Por fim, a crónica termina onde deve: na cidade. Veríssimo Serrão foi — e é — uma das figuras maiores da identidade escalabitana. Com Virgílio Arruda e outros ilustres e saudosos, ajudou a pensar Santarém como lugar com alma. O seu amor à cidade não era folclórico, nem provinciano, mas concreto, documentado, sentido. Não se limitava a evocar o passado: queria projetá-lo no futuro. Quis que os nossos filhos pudessem estudar cá. Quis que a cidade tivesse memória, mas também esperança.
Numa das suas cartas a Marcello Caetano, disse-lhe o que respondeu ao Ministro da Educação aquando de um contive. Escreveu: “Aceito presidir à comissão instaladora do Instituto Politécnico de Santarém, desde que o cargo não tenha conotações políticas, pois apenas pretendo ser útil à minha terra.”
Caro Prof. Veríssimo Serrão, gostaria muito que me ouvisse, e que ouvisse aqueles que o leem: há homens que nascem heróis. E há homens — mais difíceis de encontrar — que se tornam excecionais sendo simplesmente fiéis à sua normalidade. O Professor foi um desses. E por isso, cem anos depois do seu nascimento, continua a ensinar-nos. Não apenas sobre a História — mas sobre o carácter.

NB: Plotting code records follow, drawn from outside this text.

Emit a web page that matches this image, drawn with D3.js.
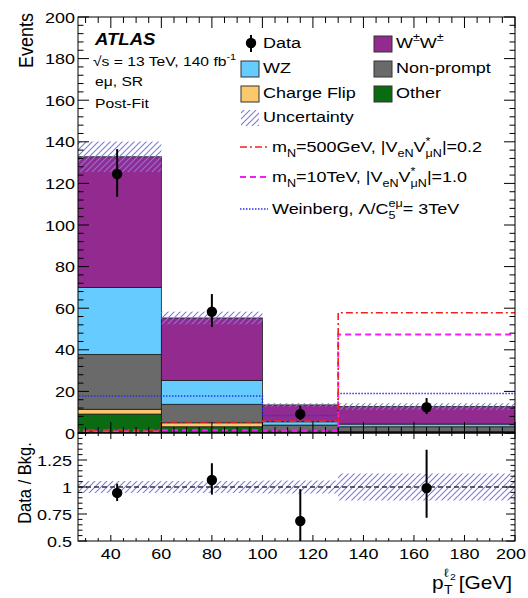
<!DOCTYPE html>
<html>
<head>
<meta charset="utf-8">
<script src="https://cdn.jsdelivr.net/npm/d3@7"></script>
<style>
  body { margin: 0; background: #fff; }
  text { font-family: "Liberation Sans", Arial, Helvetica, sans-serif; fill: #000; }
</style>
</head>
<body>
<svg id="chart" width="528" height="598"></svg>
<script>
// bins in pT of the subleading lepton
const binEdges = [25, 60, 100, 130, 200];

// stacked backgrounds, bottom -> top
const other      = [9.1, 3.0, 0.3, 0.3];
const chargeFlip = [2.3, 1.9, 0.6, 0.4];
const nonPrompt  = [26.4, 8.9, 2.9, 2.3];
const wz         = [32.2, 11.5, 1.6, 1.3];
const ww         = [62.8, 30.0, 8.1, 8.4];
const bkgRelUnc  = [0.055, 0.055, 0.06, 0.125];

// data
const dataY  = [124.5, 58.3, 9.1, 12.4];
const dataHi = [136.5, 66.8, 13.0, 16.8];
const dataLo = [113.6, 51.0, 6.2, 9.1];

// data / bkg
const ratioY  = [0.945, 1.065, 0.685, 0.99];
const ratioHi = [1.03, 1.22, 0.98, 1.345];
const ratioLo = [0.87, 0.93, 0.42, 0.715];

// signal hypotheses (step lines)
const sigMN500    = [1.5, 5.3, 5.7, 57.8];
const sigMN10T    = [0.8, 1.3, 1.1, 47.4];
const sigWeinberg = [17.8, 17.8, 8.4, 19.0];

const xMajor = [40, 60, 80, 100, 120, 140, 160, 180, 200];
const yMajor = [0, 20, 40, 60, 80, 100, 120, 140, 160, 180, 200];
const rMajor = [0.5, 0.75, 1, 1.25, 1.5];
const rLabels = ['0.5', '0.75', '1', '1.25'];

const colors = {
  other: '#0a6b12',
  chargeFlip: '#fcc86c',
  nonPrompt: '#6a6a6a',
  wz: '#66ccff',
  ww: '#922a8f'
};
const keys = ['other', 'chargeFlip', 'nonPrompt', 'wz', 'ww'];
const series = { other, chargeFlip, nonPrompt, wz, ww };

const SX = 1.16; // the picture's lettering is a bit wide

const svg = d3.select('#chart');
const L = 78, R = 515, T = 17, MB = 433, RB = 541;

const x = d3.scaleLinear().domain([27, 200]).range([L, R]);
const y = d3.scaleLinear().domain([0, 200]).range([MB, T]);
const yr = d3.scaleLinear().domain([0.5, 1.5]).range([RB, MB]);

const defs = svg.append('defs');
const hatch = defs.append('pattern')
  .attr('id', 'hatch').attr('patternUnits', 'userSpaceOnUse')
  .attr('width', 6).attr('height', 6);
hatch.append('path')
  .attr('d', 'M0,6 L6,0 M-1,1 L1,-1 M5,7 L7,5')
  .attr('stroke', '#7a7ae0').attr('stroke-width', 1.1);
defs.append('clipPath').attr('id', 'clipMain')
  .append('rect').attr('x', L).attr('y', T).attr('width', R - L).attr('height', MB - T);
defs.append('clipPath').attr('id', 'clipRatio')
  .append('rect').attr('x', L).attr('y', MB).attr('width', R - L).attr('height', RB - MB);

// text helper with sub / superscripts
function rich(sel, px, py, size, parts, anchor, extra) {
  const t = sel.append('text')
    .attr('transform', `translate(${px},${py}) scale(${SX},1)` + (extra || ''))
    .attr('font-size', size)
    .attr('text-anchor', anchor || 'start');
  let cur = 0;
  parts.forEach(function(p) {
    const str = p[0], kind = p[1], dx = p[2];
    const off = kind === 'sub' ? size * 0.3 : kind === 'sup' ? -size * 0.42 : 0;
    const ts = t.append('tspan')
      .attr('dy', off - cur)
      .attr('font-size', kind ? size * 0.7 : size)
      .text(str);
    if (dx) ts.attr('dx', dx);
    cur = off;
  });
  return t;
}

// ---------- main panel ----------
const rows = binEdges.slice(0, -1).map(function(lo, i) {
  const r = { lo: lo, hi: binEdges[i + 1] };
  keys.forEach(k => r[k] = series[k][i]);
  return r;
});
const stack = d3.stack().keys(keys)(rows);

const main = svg.append('g').attr('clip-path', 'url(#clipMain)');
stack.forEach(function(layer) {
  main.append('g').selectAll('rect')
    .data(layer)
    .enter().append('rect')
    .attr('x', d => x(d.data.lo))
    .attr('width', d => x(d.data.hi) - x(d.data.lo))
    .attr('y', d => y(d[1]))
    .attr('height', d => y(d[0]) - y(d[1]))
    .attr('fill', colors[layer.key])
    .attr('stroke', '#1a1a1a')
    .attr('stroke-width', 0.8);
});

const totals = rows.map(r => keys.reduce((s, k) => s + r[k], 0));
main.append('g').selectAll('rect')
  .data(rows)
  .enter().append('rect')
  .attr('x', d => x(d.lo))
  .attr('width', d => x(d.hi) - x(d.lo))
  .attr('y', (d, i) => y(totals[i] * (1 + bkgRelUnc[i])))
  .attr('height', (d, i) => y(totals[i] * (1 - bkgRelUnc[i])) - y(totals[i] * (1 + bkgRelUnc[i])))
  .attr('fill', 'url(#hatch)');

function stepPts(vals) {
  const pts = vals.map((v, i) => [binEdges[i], v]);
  pts.push([binEdges[binEdges.length - 1], vals[vals.length - 1]]);
  return pts;
}
const stepLine = d3.line().x(d => x(d[0])).y(d => y(d[1])).curve(d3.curveStepAfter);

const sigStyles = [
  { vals: sigWeinberg, color: '#3030f0', dash: '1.5,1.5', w: 1.6 },
  { vals: sigMN10T, color: '#f020f0', dash: '6,4', w: 2 },
  { vals: sigMN500, color: '#f42020', dash: '7,3,2,3', w: 1.6 }
];
sigStyles.forEach(function(s) {
  main.append('path')
    .attr('d', stepLine(stepPts(s.vals)))
    .attr('fill', 'none')
    .attr('stroke', s.color)
    .attr('stroke-width', s.w)
    .attr('stroke-dasharray', s.dash);
});

const centers = rows.map(r => (r.lo + r.hi) / 2);
const pts = main.append('g').selectAll('g')
  .data(dataY).enter().append('g');
pts.append('line')
  .attr('x1', (d, i) => x(centers[i])).attr('x2', (d, i) => x(centers[i]))
  .attr('y1', (d, i) => y(dataHi[i])).attr('y2', (d, i) => y(dataLo[i]))
  .attr('stroke', '#000').attr('stroke-width', 2);
pts.append('circle')
  .attr('cx', (d, i) => x(centers[i])).attr('cy', d => y(d))
  .attr('r', 5.2).attr('fill', '#000');

// ---------- ratio panel ----------
const ratio = svg.append('g').attr('clip-path', 'url(#clipRatio)');
ratio.append('g').selectAll('rect')
  .data(rows).enter().append('rect')
  .attr('x', d => x(d.lo))
  .attr('width', d => x(d.hi) - x(d.lo))
  .attr('y', (d, i) => yr(1 + bkgRelUnc[i]))
  .attr('height', (d, i) => yr(1 - bkgRelUnc[i]) - yr(1 + bkgRelUnc[i]))
  .attr('fill', 'url(#hatch)');
ratio.append('line')
  .attr('x1', L).attr('x2', R).attr('y1', yr(1)).attr('y2', yr(1))
  .attr('stroke', '#333').attr('stroke-width', 1.3).attr('stroke-dasharray', '5,3');
const rpts = ratio.append('g').selectAll('g')
  .data(ratioY).enter().append('g');
rpts.append('line')
  .attr('x1', (d, i) => x(centers[i])).attr('x2', (d, i) => x(centers[i]))
  .attr('y1', (d, i) => yr(ratioHi[i])).attr('y2', (d, i) => yr(ratioLo[i]))
  .attr('stroke', '#000').attr('stroke-width', 2);
rpts.append('circle')
  .attr('cx', (d, i) => x(centers[i])).attr('cy', d => yr(d))
  .attr('r', 5.2).attr('fill', '#000');

// ---------- frames and ticks ----------
const axes = svg.append('g').attr('stroke', '#000').attr('stroke-width', 1);
axes.append('rect').attr('x', L).attr('y', T).attr('width', R - L).attr('height', MB - T).attr('fill', 'none');
axes.append('rect').attr('x', L).attr('y', MB).attr('width', R - L).attr('height', RB - MB).attr('fill', 'none');

function vTicks(vals, y0, dir, len) {
  vals.forEach(v => axes.append('line')
    .attr('x1', x(v)).attr('x2', x(v)).attr('y1', y0).attr('y2', y0 + dir * len));
}
function hTicks(scale, vals, len) {
  vals.forEach(v => {
    axes.append('line').attr('x1', L).attr('x2', L + len).attr('y1', scale(v)).attr('y2', scale(v));
    axes.append('line').attr('x1', R).attr('x2', R - len).attr('y1', scale(v)).attr('y2', scale(v));
  });
}
const xMinor = d3.range(30, 200, 5).filter(v => v % 20 !== 0);
vTicks(xMajor, MB, -1, 11); vTicks(xMinor, MB, -1, 6);
vTicks(xMajor, T, 1, 11); vTicks(xMinor, T, 1, 6);
vTicks(xMajor, RB, -1, 6); vTicks(xMinor, RB, -1, 3);
vTicks(xMajor, MB, 1, 6); vTicks(xMinor, MB, 1, 3);

hTicks(y, yMajor, 11);
hTicks(y, d3.range(0, 200, 4).filter(v => v % 20 !== 0), 5.5);
hTicks(yr, rMajor, 9);
hTicks(yr, d3.range(0.55, 1.5, 0.05).filter(v => Math.abs(v * 4 - Math.round(v * 4)) > 1e-6), 4.5);

// tick labels
const lab = svg.append('g');
yMajor.forEach(v => rich(lab, 75, y(v) + 5.5, 15.5, [[String(v)]], 'end'));
rMajor.slice(0, 4).forEach((v, i) => rich(lab, 72, yr(v) + 5.5, 15.5, [[rLabels[i]]], 'end'));
xMajor.forEach(function(v, i) {
  const last = i === xMajor.length - 1;
  rich(lab, last ? 526 : x(v), 559, 15.5, [[String(v)]], last ? 'end' : 'middle');
});

// axis titles
rich(lab, 33, 13, 18, [['Events']], 'end', ' rotate(-90)');
rich(lab, 31, 483, 16.5, [['Data / Bkg.']], 'middle', ' rotate(-90)');
rich(lab, 512, 589, 18, [['[GeV]']], 'end');
rich(lab, 432, 589, 18, [['p']]);
rich(lab, 444, 594, 12, [['T']]);
rich(lab, 444, 577, 12, [['ℓ']]);
rich(lab, 450, 580, 9, [['2']]);

// ATLAS label
svg.append('text')
  .attr('transform', `translate(95,45) scale(${SX},1)`)
  .attr('font-size', 16).attr('font-weight', 'bold').attr('font-style', 'italic')
  .text('ATLAS');
rich(lab, 93, 66, 13.5, [['√s = 13 TeV, 140 fb'], ['-1', 'sup']]);
rich(lab, 95, 86, 13.5, [['eμ, SR']]);
rich(lab, 95, 108, 13.5, [['Post-Fit']]);

// ---------- legend ----------
const leg = svg.append('g');
leg.append('line').attr('x1', 251).attr('x2', 251).attr('y1', 35).attr('y2', 52)
  .attr('stroke', '#000').attr('stroke-width', 2);
leg.append('circle').attr('cx', 251).attr('cy', 43).attr('r', 5.2).attr('fill', '#000');
rich(leg, 263, 48, 15.5, [['Data']]);

const boxes = [
  { x: 241, y: 61, fill: colors.wz, label: [['WZ']] },
  { x: 241, y: 86, fill: colors.chargeFlip, label: [['Charge Flip']] },
  { x: 241, y: 110, fill: 'url(#hatch)', label: [['Uncertainty']], noStroke: true },
  { x: 374, y: 36, fill: colors.ww, label: [['W'], ['±', 'sup'], ['W'], ['±', 'sup']] },
  { x: 374, y: 61, fill: colors.nonPrompt, label: [['Non-prompt']] },
  { x: 374, y: 86, fill: colors.other, label: [['Other']] }
];
boxes.forEach(function(b) {
  leg.append('rect').attr('x', b.x).attr('y', b.y).attr('width', 18).attr('height', 16)
    .attr('fill', b.fill)
    .attr('stroke', b.noStroke ? 'none' : '#333').attr('stroke-width', 1);
  rich(leg, b.x + 22, b.y + 12, 15.5, b.label);
});

const sigLegend = [
  { s: sigStyles[2], y: 147, label: [['m'], ['N', 'sub'], ['=500GeV, |V'], ['eN', 'sub'], ['V'], ['*', 'sup'], ['μN', 'sub', -4.2], ['|=0.2']] },
  { s: sigStyles[1], y: 177, label: [['m'], ['N', 'sub'], ['=10TeV, |V'], ['eN', 'sub'], ['V'], ['*', 'sup'], ['μN', 'sub', -4.2], ['|=1.0']] },
  { s: sigStyles[0], y: 209, label: [['Weinberg, Λ/C'], ['5', 'sub'], ['eμ', 'sup', -6], ['= 3TeV']] }
];
sigLegend.forEach(function(e) {
  leg.append('line').attr('x1', 240).attr('x2', 268).attr('y1', e.y).attr('y2', e.y)
    .attr('stroke', e.s.color).attr('stroke-width', e.s.w).attr('stroke-dasharray', e.s.dash);
  rich(leg, 272, e.y + 5, 15.5, e.label);
});
</script>
</body>
</html>
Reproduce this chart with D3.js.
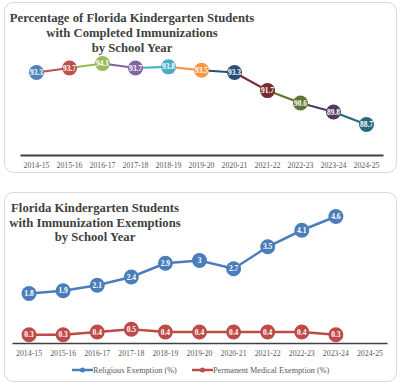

A sua obra não está esquecida. Por isso mesmo, saudando figuras como o Professor Doutor Martinho Vicente Rodrigues, Diretor do Centro de Investigação Professor Doutor Joaquim Veríssimo Serrão, convido todos a conhecerem o notável trabalho desenvolvido por este Centro ao longo dos últimos anos. De forma independente e com rigor científico, tem honrado, em diversas áreas do saber, a memória do Professor Veríssimo Serrão.